7 a.m. | Tightrope: On the Sunday talk shows, Republican senators tried to explain their vote against hearing more witnesses and how they’ll vote on Wednesday.

Alexander, who is not running for reelection told NBC’s “Meet the Press” that he hoped Trump would learn from his “mistake” he made in pressuring Ukraine to take up investigations of political rivals.

“Did I need more evidence to conclude the president did what he did? I concluded no,” Alexander said. Hopefully [Trump] will look at this and say, ‘OK, that was a mistake, I shouldn’t have done that.’”

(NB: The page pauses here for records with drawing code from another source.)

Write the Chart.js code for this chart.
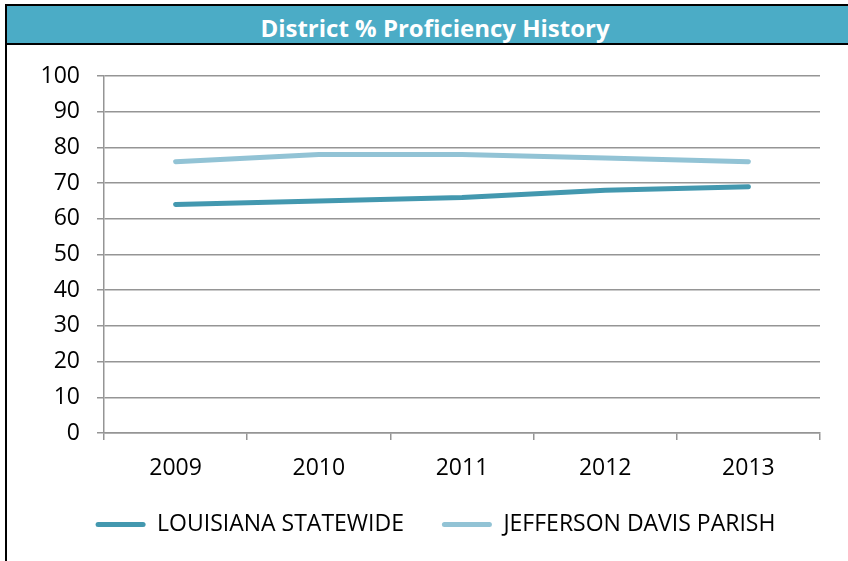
<!DOCTYPE html>
<html>
<head>
<meta charset="utf-8">
<script src="https://cdn.jsdelivr.net/npm/chart.js@4.4.1/dist/chart.umd.min.js"></script>
<style>
  body { margin: 0; width: 848px; height: 561px; overflow: hidden; background: #fff; position: relative; }
  #frame { position: absolute; left: 5px; top: 4px; width: 856px; height: 600px; border: 2px solid #000; }
  #title { height: 34px; padding-top: 3px; background: #4BACC6; border-bottom: 2px solid #000; color: #fff;
           font: bold 24px "Open Sans"; text-align: center; line-height: 37px; }
  #wrap { position: absolute; left: 0; top: 0; width: 848px; height: 561px; }
</style>
</head>
<body>
<div id="frame"><div id="title">District % Proficiency History</div></div>
<div id="wrap"><canvas id="chart" width="848" height="561"></canvas></div>
<script>
const years = ['2009', '2010', '2011', '2012', '2013'];
const statewide = [64, 65, 66, 68, 69];
const parish = [76, 78, 78, 77, 76];
const seriesNames = ['LOUISIANA STATEWIDE', 'JEFFERSON DAVIS PARISH'];
const seriesColors = ['#4398AF', '#92C3D5'];

const gridColor = '#959595';
Chart.defaults.font.family = '"Open Sans", sans-serif';
Chart.defaults.font.size = 23;
Chart.defaults.color = '#000';

// nudge the legend a bit right so it sits where the original one does
const legendShift = {
  id: 'legendShift',
  afterLayout(chart) {
    chart.legend.left += 5.5;
    chart.legend.right += 5.5;
  },
};

const ctx = document.getElementById('chart').getContext('2d');
const chart = new Chart(ctx, {
  type: 'line',
  data: {
    labels: years,
    datasets: [statewide, parish].map((vals, i) => ({
      label: seriesNames[i],
      data: vals,
      borderColor: seriesColors[i],
      backgroundColor: seriesColors[i],
      borderWidth: 5,
      borderCapStyle: 'round',
      borderJoinStyle: 'round',
      pointRadius: 0,
      tension: 0,
    })),
  },
  plugins: [legendShift],
  options: {
    responsive: false,
    animation: false,
    layout: { padding: { left: 40, top: 76, right: 28, bottom: 15 } },
    plugins: {
      title: { display: false },
      tooltip: { enabled: false },
      legend: {
        position: 'bottom',
        labels: {
          boxWidth: 50,
          boxHeight: 5,
          padding: 20,
          // wider gap after the first entry, like the original legend
          generateLabels: (c) =>
            Chart.defaults.plugins.legend.labels.generateLabels(c).map((l, i) => {
              l.lineWidth = 0;
              l.borderRadius = 2.5;
              if (i === 0) l.text += '   ';
              return l;
            }),
        },
      },
    },
    scales: {
      x: {
        offset: true,
        grid: { offset: true, drawOnChartArea: false, drawTicks: true, tickLength: 7, color: gridColor, lineWidth: 1.5 },
        border: { color: gridColor, width: 1.5 },
        ticks: { padding: 15 },
        afterFit: (s) => { s.height = 60; },
      },
      y: {
        min: 0,
        max: 100,
        ticks: { stepSize: 10, padding: 17 },
        grid: { tickLength: 7, color: gridColor, lineWidth: 1.5 },
        border: { color: gridColor, width: 1.5 },
        afterFit: (s) => { s.width = 64; },
      },
    },
  },
});
</script>
</body>
</html>
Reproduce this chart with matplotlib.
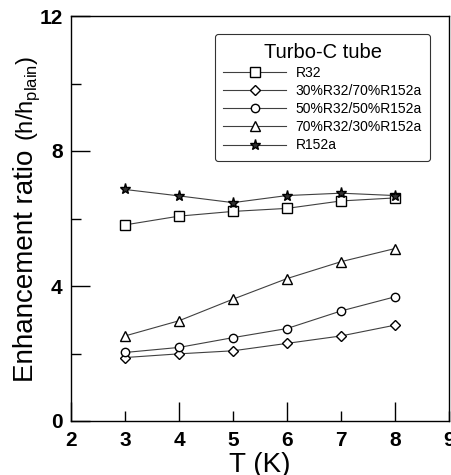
import matplotlib
matplotlib.use("Agg")
import matplotlib.pyplot as plt
from matplotlib.ticker import MultipleLocator

plt.rcParams['font.family'] = ['Liberation Sans', 'DejaVu Sans']
plt.rcParams['mathtext.fontset'] = 'custom'
plt.rcParams['mathtext.rm'] = 'Liberation Sans'

T = [3, 4, 5, 6, 7, 8]
r32 = [5.81, 6.07, 6.21, 6.30, 6.52, 6.61]
mix30 = [1.88, 1.99, 2.08, 2.30, 2.52, 2.84]
mix50 = [2.03, 2.18, 2.47, 2.74, 3.26, 3.68]
mix70 = [2.52, 2.97, 3.61, 4.22, 4.72, 5.11]
r152a = [6.86, 6.67, 6.47, 6.68, 6.75, 6.68]

labels = ['R32', '30%R32/70%R152a', '50%R32/50%R152a', '70%R32/30%R152a', 'R152a']
markers = ['s', 'D', 'o', '^', '*']
msizes = [6.5, 5.0, 6.0, 6.5, 8.0]
series = [r32, mix30, mix50, mix70, r152a]

W, H = 451, 475
fig = plt.figure(figsize=(W / 100, H / 100), dpi=100)
ax = fig.add_axes([71 / W, 1 - 421 / H, 378 / W, 405 / H])

for vals, lab, m, ms in zip(series, labels, markers, msizes):
    ax.plot(T, vals, color='#404040', lw=0.8, marker=m, ms=ms,
            mfc='white' if m != '*' else '#303030', mec='black', mew=1.0, label=lab)

ax.set_xlim(2, 9)
ax.set_ylim(0, 12)
ax.set_xticks([2, 3, 4, 5, 6, 7, 8, 9])
ax.set_xticklabels(['2', '3', '4', '5', '6', '7', '8', '9'])
ax.set_yticks([0, 4, 8, 12])
ax.yaxis.set_minor_locator(MultipleLocator(2))

ax.tick_params(which='both', direction='in', top=False, right=False, width=1.0)
ax.tick_params(which='major', length=14, labelsize=15)
ax.tick_params(axis='x', which='major', pad=7)
ax.tick_params(axis='y', which='major', pad=6)
ax.tick_params(which='minor', length=7)
for lbl in ax.get_xticklabels() + ax.get_yticklabels():
    lbl.set_fontweight('bold')
# odd x ticks are drawn short
for t, v in zip(ax.xaxis.get_major_ticks(), [2, 3, 4, 5, 6, 7, 8, 9]):
    if v % 2:
        t.tick1line.set_markersize(7)

for s in ax.spines.values():
    s.set_linewidth(1.0)

ax.set_xlabel('T (K)', fontsize=20, labelpad=2)

# y-axis title: large main text followed by a smaller unit part on the same baseline
fig.text(33 / W, 1 - 382 / H, 'Enhancement ratio', fontsize=20, rotation=90,
         rotation_mode='anchor', ha='left', va='baseline')
fig.text(33 / W, 1 - 141 / H, r'(h/h$_\mathregular{plain}$)', fontsize=17, rotation=90,
         rotation_mode='anchor', ha='left', va='baseline')

leg = ax.legend(title='Turbo-C tube', loc='upper right', bbox_to_anchor=(0.95, 0.955),
                borderaxespad=0, fontsize=10, title_fontsize=14.5, frameon=True,
                fancybox=True, edgecolor='black', handlelength=4.5, labelspacing=0.3,
                borderpad=0.6, handletextpad=0.7)
leg.get_frame().set_linewidth(0.8)

fig.savefig('out.png', dpi=100)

Iowa Sen. Joni Ernst, who faces a competitive reelection race, said “Generally speaking, going after corruption would be the right thing to do, he did it maybe in the wrong manner,” on CNN’s “State of the Union.”

She also disputed Trump’s often-repeated description of his call with Ukrainian President Volodymyr Zelenskiy that was at the heart of the impeachment inquiry.

“Maybe not the perfect call,” she said.

6:45 a.m. | No comment: House Intelligence Committee Chairman Adam B. Schiff, the Democrats’ lead impeachment manager, wouldn’t say whether the House will subpoena former national security adviser John Bolton, who was one of the witnesses Democrats wanted called in the Senate, but he did say “the truth will come out” eventually.

“I don’t want to comment to this point on what our plans may or may not be with respect to John Bolton, but I will say this: whether it’s before — in testimony before the House — or it’s in his book or it’s in one form or another, the truth will come out, will continue to come out,” Schiff told CBS’ “Face the Nation.”

6:30 a.m. | Not giving up: Republican Sen. Lindsey Graham, chairman of the Judiciary Committee, said he still wants the Senate to investigate the source of the allegations against Trump.

“The Senate Intel Committee under Richard Burr has told us that they will call the whistleblower,” Graham said on FOX News’ “Sunday Morning Futures.” “I want to understand how all this crap started.”